Along with five other examples,[N 3] C.4K-172 was restored to taxying status at Tablada Airfield, and used for filming in Spain during April 1968. After the Spanish location filming was completed all six taxying aircraft were purchased by the Victory Air Museum at Mundelin, Illinois, USA.[3]

On 30 March 1982, the aircraft passed to Robert Lamplough, London, with registration G-BJZZ, only to suffer a ground loop on landing at Biggin Hill, Kent in May 1982, resulting in registration G-BJZZ being cancelled as permanently withdrawn from use on 21 December 1983.

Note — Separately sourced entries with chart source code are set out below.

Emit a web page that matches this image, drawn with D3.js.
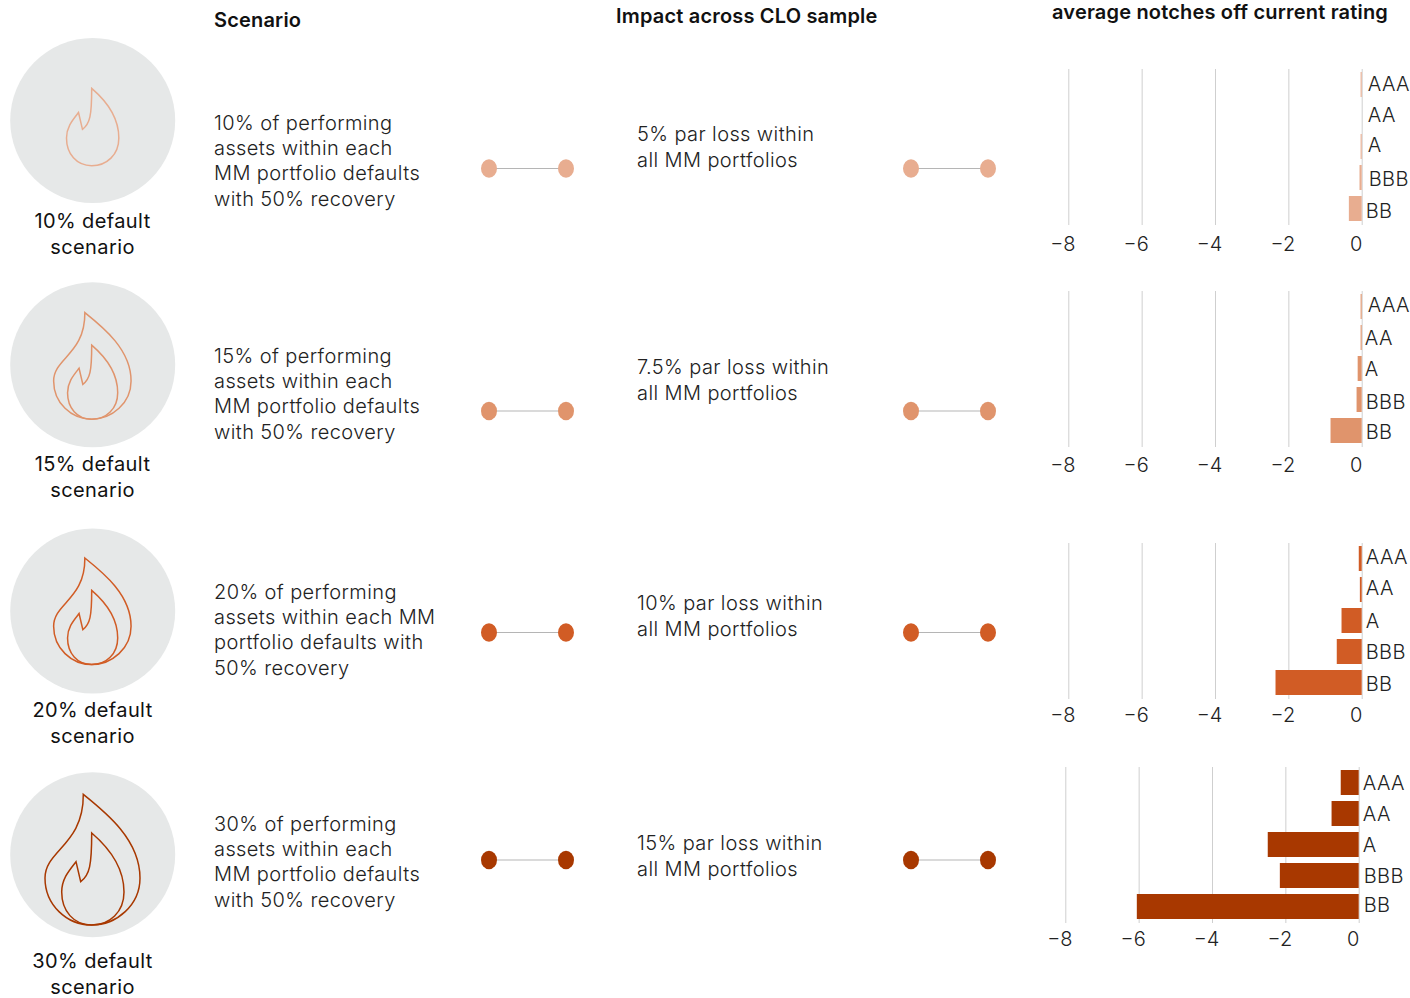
<!DOCTYPE html>
<html><head><meta charset="utf-8">
<script src="https://cdn.jsdelivr.net/npm/d3@7/dist/d3.min.js"></script>
<style>
html,body{margin:0;padding:0;background:#fff}
svg{display:block}
text{font-family:"Inter","Noto Sans",sans-serif;fill:#222}
.body{font-weight:300;font-size:20px;letter-spacing:.4px}
.head{font-weight:600;font-size:20px;fill:#111;letter-spacing:.18px}
.cap{font-weight:400;font-size:20px;fill:#111;text-anchor:middle;letter-spacing:.4px}
.tick text{font-weight:300;font-size:20px}
</style></head><body>
<svg id="c" width="1410" height="998"></svg>
<script>
const ratings = ["AAA","AA","A","BBB","BB"];
const notches10 = [-0.03, 0, -0.03, -0.06, -0.35];
const notches15 = [-0.03, -0.03, -0.11, -0.14, -0.85];
const notches20 = [-0.08, -0.05, -0.55, -0.68, -2.35];
const notches30 = [-0.49, -0.74, -2.48, -2.15, -6.05];
const xTicks = [-8,-6,-4,-2,0];
const colors = ["#E8AD90","#E0946C","#D15C25","#A83800"];
const captions = [["10% default","scenario"],["15% default","scenario"],["20% default","scenario"],["30% default","scenario"]];
const scenarios = [
 ["10% of performing","assets within each","MM portfolio defaults","with 50% recovery"],
 ["15% of performing","assets within each","MM portfolio defaults","with 50% recovery"],
 ["20% of performing","assets within each MM","portfolio defaults with","50% recovery"],
 ["30% of performing","assets within each","MM portfolio defaults","with 50% recovery"]];
const impacts = [
 ["5% par loss within","all MM portfolios"],
 ["7.5% par loss within","all MM portfolios"],
 ["10% par loss within","all MM portfolios"],
 ["15% par loss within","all MM portfolios"]];
const headers = ["Scenario","Impact across CLO sample","average notches off current rating"];
const allNotches = [notches10,notches15,notches20,notches30];

// layout
const circleY=[120.5,364.8,611,854.7], flameBottom=[165.7,419.2,664.5,925], innerScale=[.84,.805,.805,1], outerScale=[0,.815,.815,1];
const capY=[228,471,717,968], scenY=[130,363,599,831], impY=[141,374,610,850], dotY=[168.5,411,632.5,860];
const barTop=[72,294,546,770], zeroX=[1361.7,1361.7,1361.7,1358.7], tickY=[251,472,722,946];
const labelDx=[[6,6,6,7,4],[6,3,3,4,4],[4,4,4,4,4],[4,4,4,5,5]];
const labelDy=[[-1,-1,-2,1,2],[-2,0,0,2,1],[-2,-2,0,0,1],[0,0,0,0,-2]];
const inner="M0,-92C14,-80 32.3,-60 32.3,-33C32.3,-13 18,0 0,0C-18,0 -30,-14 -30,-33C-30,-46 -23,-54 -15.7,-63.3L-11,-43.3C-2,-50 0,-60 0,-92Z";
const outer="M-8.4,-130.7C15,-112 48.3,-85 48.3,-47C48.3,-20 25,0 0,0C-25,0 -46.7,-20 -46.7,-47C-46.7,-75 -8,-80 -8.4,-130.7Z";

const svg=d3.select("#c");
[[214,27],[616,23],[1052,19]].forEach((p,i)=>svg.append("text").attr("class","head").attr("x",p[0]).attr("y",p[1]).text(headers[i]));

allNotches.forEach((vals,r)=>{
  const g=svg.append("g"), col=colors[r];
  g.append("circle").attr("cx",92.7).attr("cy",circleY[r]).attr("r",82.5).attr("fill","#E6E8E8");
  const fl=g.append("g").attr("fill","none").attr("stroke",col).attr("stroke-width",1.5);
  fl.append("path").attr("d",inner).attr("vector-effect","non-scaling-stroke")
    .attr("transform",`translate(91.7,${flameBottom[r]}) scale(${innerScale[r]})`);
  if(outerScale[r]) fl.append("path").attr("d",outer).attr("vector-effect","non-scaling-stroke")
    .attr("transform",`translate(91.7,${flameBottom[r]}) scale(${outerScale[r]})`);
  captions[r].forEach((t,i)=>g.append("text").attr("class","cap").attr("x",92.5).attr("y",capY[r]+i*26).text(t));
  scenarios[r].forEach((t,i)=>g.append("text").attr("class","body").attr("x",214).attr("y",scenY[r]+i*25.2).text(t));
  impacts[r].forEach((t,i)=>g.append("text").attr("class","body").attr("x",637).attr("y",impY[r]+i*25.5).text(t));
  [[489,566],[911,988]].forEach(([a,b])=>{
    g.append("line").attr("x1",a).attr("x2",b).attr("y1",dotY[r]).attr("y2",dotY[r]).attr("stroke","#b5b5b5").attr("stroke-width",1.2);
    [a,b].forEach(x=>g.append("ellipse").attr("cx",x).attr("cy",dotY[r]).attr("rx",8).attr("ry",9.3).attr("fill",col));
  });
  const x=d3.scaleLinear().domain([-8,0]).range([zeroX[r]-293.4,zeroX[r]]);
  const y=d3.scaleBand().domain(ratings).range([barTop[r],barTop[r]+149]).paddingInner(6/31).paddingOuter(0);
  const axis=g.append("g").attr("transform",`translate(0,${barTop[r]+153})`)
    .call(d3.axisBottom(x).tickValues(xTicks).tickSize(-156).tickPadding(0));
  axis.select(".domain").remove();
  axis.selectAll(".tick line").attr("stroke","#cfcfcf").attr("stroke-width",1);
  axis.selectAll(".tick text").attr("dy",0).attr("dx",-6).attr("y",tickY[r]-barTop[r]-153).attr("fill","#222");
  g.selectAll("rect").data(vals).join("rect")
    .attr("x",d=>x(d)).attr("width",d=>x(0)-x(d)).attr("y",(d,i)=>y(ratings[i])).attr("height",y.bandwidth()).attr("fill",col);
  g.selectAll("text.rl").data(ratings).join("text").attr("class","rl body")
    .attr("x",(d,i)=>x(0)+labelDx[r][i]).attr("y",(d,i)=>y(d)+y.bandwidth()/2+7+labelDy[r][i]).text(d=>d);
});
</script></body></html>
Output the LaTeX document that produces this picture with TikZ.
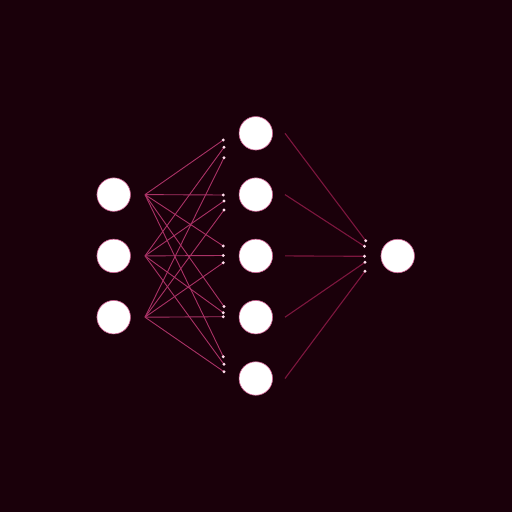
\documentclass[tikz,border=0pt]{standalone}
\usetikzlibrary{calc}
\definecolor{bg}{RGB}{26,0,10}
\definecolor{edgec}{RGB}{170,50,102}
\definecolor{edgeo}{RGB}{125,22,62}
\definecolor{rim}{RGB}{205,95,145}
\definecolor{tipc}{RGB}{255,220,235}
\begin{document}
\begin{tikzpicture}[x=1pt,y=-1pt,
  neuron/.style={circle,fill=white,draw=rim,line width=0.6pt,minimum size=33.5pt,inner sep=0pt},
  conn/.style={draw=edgec,line width=0.9pt},
  connout/.style={draw=edgeo,line width=1.1pt},
  tipdot/.style={fill=tipc}]
\fill[bg] (0,0) rectangle (512,512);
\useasboundingbox (0,0) rectangle (512,512);
% nodes
\node[neuron] (i1) at (113.7,194.6) {};
\node[neuron] (i2) at (113.7,255.9) {};
\node[neuron] (i3) at (113.7,317.2) {};
\node[neuron] (h1) at (255.8,133.3) {};
\node[neuron] (h2) at (255.8,194.6) {};
\node[neuron] (h3) at (255.8,255.9) {};
\node[neuron] (h4) at (255.8,317.2) {};
\node[neuron] (h5) at (255.8,378.5) {};
\node[neuron] (o) at (397.7,256.0) {};
% start points of connectors
\foreach \k in {1,2,3} {\coordinate (a\k) at ($(i\k)+(31.3,0)$);}
\foreach \k in {1,...,5} {\coordinate (b\k) at ($(h\k)+(29.2,0)$);}
% end points (input -> hidden)
\coordinate (e11) at (223.3,140.0);
\coordinate (e12) at (224.0,147.3);
\coordinate (e13) at (224.0,157.7);
\coordinate (e21) at (223.3,195.0);
\coordinate (e22) at (224.0,201.0);
\coordinate (e23) at (224.0,210.0);
\coordinate (e31) at (223.3,246.0);
\coordinate (e32) at (223.3,255.5);
\coordinate (e33) at (223.3,262.7);
\coordinate (e41) at (224.0,306.5);
\coordinate (e42) at (223.3,312.7);
\coordinate (e43) at (223.3,316.7);
\coordinate (e51) at (223.3,356.7);
\coordinate (e52) at (224.0,364.3);
\coordinate (e53) at (224.0,371.7);
% end points (hidden -> output)
\coordinate (f1) at (365.7,240.7);
\coordinate (f2) at (364.5,246.3);
\coordinate (f3) at (364.5,256.3);
\coordinate (f4) at (365.0,262.3);
\coordinate (f5) at (365.0,271.3);
% connectors
\foreach \j in {1,...,5} {
  \foreach \i in {1,2,3} {
    \draw[conn] (a\i) -- (e\j\i);
  }
  \draw[connout] (b\j) -- (f\j);
}
% tip dots
\foreach \j in {1,...,5} {
  \foreach \i in {1,2,3} {
    \fill[tipdot] (e\j\i) circle (1.6pt);
  }
  \fill[tipdot] (f\j) circle (1.6pt);
}
\end{tikzpicture}
\end{document}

Restored to static display condition at the Theatre of War, it was placed on display with Theatre of War, Whitehall, London, under the ownership of Paul Raymond

Owned by Charles Church, with registration G-HUNN, from 29 April 1987 to 17 May 1988, when it was transferred to Charles Church Displays Ltd, The Barn Office, Roundwood, Micheldever, Winchester, Hampshire. Registration G-HUNN was cancelled on 9 October 1991, and a certificate of airworthiness for the aircraft, now registered NX109GU (HA-1112M-1-L, 235), was issued on 17 December that year.

Photographed by Ken Videan at the EAA Oshkosh meeting in 1993, the aircraft was acquired by the Cavanaugh Collection Inc, Addison, TX as N109GU on 9 December 1994.[4]


  1. Messerschmitt Bf 109 aircraft, which were licence built by Spanish Hispano Aviaçion in the 40’ and 50’s, using Rolls-Royce Merlin engines.
  2. Taxying only.
  3. C.4K-107, C.4K-121, C.4K-131, C.4K-134 and C.4K-135.